Bryn Davidson and Mat Turner, owners of Lanefab Design, stand outside Vancouver's first net-zero laneway house on E. 57th Avenue and Vivian Street.

Two local designers have combined West Coast modern design and environmental consciousness in Vancouver’s first net-zero solar-powered laneway house.

The quaint two-storey laneway house located on E. 57th Avenue and Vivian Street includes super-insulated walls, triple-glazed windows and doors, an air-source heat pump, a back-up power system and 12 solar panels.

Ninety-five per cent of the lights are also LED.  

“The building produces as much energy as it uses over the course of a year,” said Bryn Davidson, co-owner and designer of Lanefab Design. “It produces extra power in the summer when it’s sunny and it then draws that power back from the grid in the winter when it’s dark.”
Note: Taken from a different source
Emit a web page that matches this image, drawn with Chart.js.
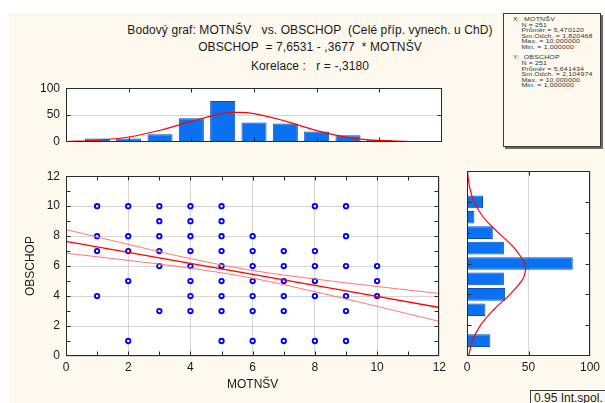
<!DOCTYPE html>
<html>
<head>
<meta charset="utf-8">
<script src="https://cdn.jsdelivr.net/npm/chart.js@4/dist/chart.umd.min.js"></script>
<style>
  html, body { margin: 0; padding: 0; background: #fff; }
  body { width: 605px; height: 403px; position: relative; overflow: hidden;
         font-family: "Liberation Sans", Arial, sans-serif; color: #1a1a1a; }
  #panel { position: absolute; left: 9px; top: 13px; right: 0; bottom: 0; background: #fdf9ee; }
  canvas { position: absolute; }
  .head { position: absolute; left: 110px; width: 400px; text-align: center; font-size: 12px;
          line-height: 14px; white-space: pre; letter-spacing: 0.1px; }
  #stats { position: absolute; left: 503px; top: 13px; width: 96px; height: 132px;
           border: 1px solid #3a3a3a; box-shadow: 2px 2px 0 #6a6a6a; background: #fdf9ee; }
  #stats pre { margin: 0; position: absolute; left: 9px; top: 3px; font-family: "Liberation Sans", Arial, sans-serif;
               font-size: 7px; line-height: 6.9px; letter-spacing: 0.15px; color: #333;
               transform: scaleY(0.8); transform-origin: 0 0; }
  #ci { position: absolute; left: 530px; top: 390px; width: 80px; height: 20px; border: 1px solid #3a3a3a;
        background: #fdf9ee; font-size: 12px; line-height: 14px; padding-left: 3px; }
</style>
</head>
<body>
<div id="panel"></div>

<div class="head" style="top:23px">Bodový graf: MOTNŠV   vs. OBSCHOP  (Celé příp. vynech. u ChD)</div>
<div class="head" style="top:40px">OBSCHOP  = 7,6531 - ,3677  * MOTNŠV</div>
<div class="head" style="top:59px">Korelace :   r = -,3180</div>

<div id="stats"><pre>X:  MOTNŠV
    N = 251
    Průměr = 5,470120
    Sm.Odch. = 1,820468
    Max. = 10,000000
    Min. = 1,000000

Y:  OBSCHOP
    N = 251
    Průměr = 5,641434
    Sm.Odch. = 2,104974
    Max. = 10,000000
    Min. = 1,000000</pre></div>

<canvas id="topHist" width="450" height="80" style="left:0;top:75px"></canvas>
<canvas id="scatter" width="450" height="240" style="left:0;top:163px"></canvas>
<canvas id="rightHist" width="155" height="240" style="left:450px;top:163px"></canvas>

<div id="ci">0.95 Int.spol.</div>

<script>
"use strict";

// histogram of MOTNŠV (top)
const motnsvBins = [1, 2, 3, 4, 5, 6, 7, 8, 9, 10];
const motnsvCounts = [6, 6, 14, 44, 76, 36, 34, 19, 12, 4];
const motNormX = [0, 1, 2, 3, 4, 5, 5.5, 6, 7, 8, 9, 10, 11, 12];
const motNormY = [0.6, 2.7, 8.9, 21.5, 38, 53, 55, 52.7, 38.6, 20.9, 8.4, 2.5, 0.5, 0.1];

// histogram of OBSCHOP (right)
const obschopBins = [1, 2, 3, 4, 5, 6, 7, 8, 9, 10];
const obschopCounts = [19, 0, 15, 31, 30, 86, 30, 21, 6, 13];
const obsNormY = [0, 1, 2, 3, 4, 5, 5.6, 6, 7, 8, 9, 10, 11, 12];
const obsNormX = [1.3, 4.5, 11, 21.7, 35, 45.5, 47.6, 46.9, 38.6, 25.4, 13.3, 5.8, 2, 0.4];

// scatter points (MOTNŠV, OBSCHOP)
const ptX = [1, 1, 1, 1,
             2, 2, 2, 2, 2,
             3, 3, 3, 3, 3, 3,
             4, 4, 4, 4, 4, 4, 4, 4,
             5, 5, 5, 5, 5, 5, 5, 5, 5,
             6, 6, 6, 6, 6, 6, 6,
             7, 7, 7, 7, 7, 7,
             8, 8, 8, 8, 8, 8,
             9, 9, 9, 9, 9, 9,
             10, 10, 10];
const ptY = [10, 8, 7, 4,
             10, 8, 7, 5, 1,
             10, 9, 8, 7, 6, 3,
             10, 9, 8, 7, 6, 5, 4, 3,
             10, 9, 8, 7, 6, 5, 4, 3, 1,
             8, 7, 6, 5, 4, 3, 1,
             7, 6, 5, 4, 3, 1,
             10, 7, 6, 5, 4, 1,
             10, 8, 6, 4, 3, 1,
             6, 5, 4];

// regression line and 0.95 confidence band
const fitX = [0, 2, 4, 6, 8, 10, 12];
const fitY = [7.65, 6.92, 6.18, 5.45, 4.71, 3.98, 3.24];
const bandHi = [8.44, 7.45, 6.50, 5.71, 5.14, 4.64, 4.17];
const bandLo = [6.86, 6.38, 5.86, 5.19, 4.29, 3.31, 2.31];

const BAR_FILL = "#0a72f2";
const BAR_EDGE = "#0b4fb5";
const GRID = "#d6d6d6";
const TXT = "#1a1a1a";

Chart.defaults.font.family = "'Liberation Sans', Arial, sans-serif";
Chart.defaults.font.size = 12;
Chart.defaults.color = TXT;

const ints = (a, b, step) => {
  const out = [];
  for (let v = a; v <= b; v += step) out.push(v);
  return out;
};
const pairs = (xs, ys) => xs.map((x, i) => ({ x, y: ys[i] }));

// white plot area, dark frame and small inward ticks like the original
const frame = {
  id: "frame",
  beforeDraw(chart) {
    const { ctx, chartArea: a } = chart;
    ctx.save();
    ctx.fillStyle = "#fff";
    ctx.fillRect(a.left, a.top, a.right - a.left, a.bottom - a.top);
    ctx.restore();
  },
  afterDraw(chart, args, opts) {
    const { ctx, chartArea: a, scales } = chart;
    const L = Math.round(a.left) + 0.5, R = Math.round(a.right) - 0.5;
    const T = Math.round(a.top) + 0.5, B = Math.round(a.bottom) - 0.5;
    ctx.save();
    ctx.strokeStyle = "#2a2a2a";
    ctx.lineWidth = 1;
    ctx.beginPath();
    (opts.x || []).forEach((v) => {
      const p = Math.round(scales.x.getPixelForValue(v)) + 0.5;
      ctx.moveTo(p, T); ctx.lineTo(p, T + 4);
      ctx.moveTo(p, B); ctx.lineTo(p, B - 4);
    });
    (opts.y || []).forEach((v) => {
      const p = Math.round(scales.y.getPixelForValue(v)) + 0.5;
      ctx.moveTo(L, p); ctx.lineTo(L + 4, p);
      ctx.moveTo(R, p); ctx.lineTo(R - 4, p);
    });
    ctx.stroke();
    ctx.strokeRect(L, T, R - L, B - T);
    ctx.restore();
  },
};

const base = {
  responsive: false,
  animation: false,
  events: [],
};

// top histogram
new Chart(document.getElementById("topHist"), {
  type: "bar",
  data: {
    datasets: [
      { type: "line", data: pairs(motNormX, motNormY), borderColor: "#ff0000", borderWidth: 1.2,
        pointRadius: 0, tension: 0.4 },
      { data: pairs(motnsvBins, motnsvCounts), backgroundColor: BAR_FILL, borderColor: BAR_EDGE,
        borderWidth: 1, barPercentage: 0.8, categoryPercentage: 1 },
    ],
  },
  options: {
    ...base,
    layout: { padding: { top: 10, bottom: 10, right: 8, left: 0 } },
    plugins: { legend: { display: false }, tooltip: { enabled: false },
      frame: { x: ints(2, 10, 2), y: [50] } },
    scales: {
      x: { type: "linear", min: 0, max: 12, offset: false, display: false },
      y: { type: "linear", min: 0, max: 100, offset: false,
        ticks: { stepSize: 50, padding: 6 },
        grid: { color: GRID, drawTicks: false }, border: { display: false },
        afterFit(s) { s.width = 66; } },
    },
  },
  plugins: [frame],
});

// scatter with regression
new Chart(document.getElementById("scatter"), {
  type: "scatter",
  data: {
    datasets: [
      { data: pairs(fitX, fitY), showLine: true, borderColor: "#ff0000", borderWidth: 1.4,
        pointRadius: 0, tension: 0 },
      { data: pairs(fitX, bandHi), showLine: true, borderColor: "#ff7676", borderWidth: 1,
        pointRadius: 0, tension: 0.4 },
      { data: pairs(fitX, bandLo), showLine: true, borderColor: "#ff7676", borderWidth: 1,
        pointRadius: 0, tension: 0.4 },
      { data: pairs(ptX, ptY), pointRadius: 2.2, pointBorderWidth: 1.9,
        pointBackgroundColor: "#ffffff", pointBorderColor: "#0000ff" },
    ],
  },
  options: {
    ...base,
    layout: { padding: { top: 8, bottom: 0, right: 8, left: 0 } },
    plugins: { legend: { display: false }, tooltip: { enabled: false },
      frame: { x: ints(1, 11, 1), y: ints(1, 11, 1) } },
    scales: {
      x: { type: "linear", min: 0, max: 12,
        ticks: { stepSize: 2, padding: 4 },
        grid: { color: GRID, drawTicks: false }, border: { display: false },
        title: { display: true, text: "MOTNŠV", padding: { top: 0, bottom: 11 } },
        afterFit(s) { s.height = 47; } },
      y: { type: "linear", min: 0, max: 12,
        ticks: { stepSize: 2, padding: 6 },
        grid: { color: GRID, drawTicks: false }, border: { display: false },
        title: { display: true, text: "OBSCHOP", padding: { top: 23, bottom: 0 } },
        afterFit(s) { s.width = 66; } },
    },
  },
  plugins: [frame],
});

// right histogram
new Chart(document.getElementById("rightHist"), {
  type: "bar",
  data: {
    datasets: [
      { type: "line", indexAxis: "y", data: pairs(obsNormX, obsNormY), borderColor: "#ff0000",
        borderWidth: 1.2, pointRadius: 0, tension: 0.4 },
      { data: pairs(obschopCounts, obschopBins), backgroundColor: BAR_FILL, borderColor: BAR_EDGE,
        borderWidth: 1, barPercentage: 0.82, categoryPercentage: 1 },
    ],
  },
  options: {
    ...base,
    indexAxis: "y",
    layout: { padding: { top: 8, bottom: 0, right: 15, left: 17 } },
    plugins: { legend: { display: false }, tooltip: { enabled: false },
      frame: { x: [50], y: ints(2, 10, 2) } },
    scales: {
      x: { type: "linear", min: 0, max: 100, offset: false,
        ticks: { stepSize: 50, padding: 4 },
        grid: { color: GRID, drawTicks: false }, border: { display: false },
        afterFit(s) { s.height = 47; } },
      y: { type: "linear", min: 0, max: 12, offset: false, display: false },
    },
  },
  plugins: [frame],
});
</script>
</body>
</html>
The 1,050-square-foot laneway house includes one bedroom, two baths and a single car garage.  

Construction costs are estimated at $320,000, which Davidson says is comparable to buying a new 600-square-foot-condo.

“There are two owners of the property; one will live in the lane house and the other will live in the main house. It’s a way of getting a piece of property in Vancouver for half the price. It makes it much more affordable,” added co-owner Mat Turner.

A laneway house is a detached dwelling located in the typical garage area of a single-family lot.

The house is part of the city’s EcoDensity laneway housing initiative launched in 2009. There are approximately 200 laneway houses in Vancouver.

There is an open house Saturday and Sunday from noon to 4 p.m. for people interested in touring the laneway house.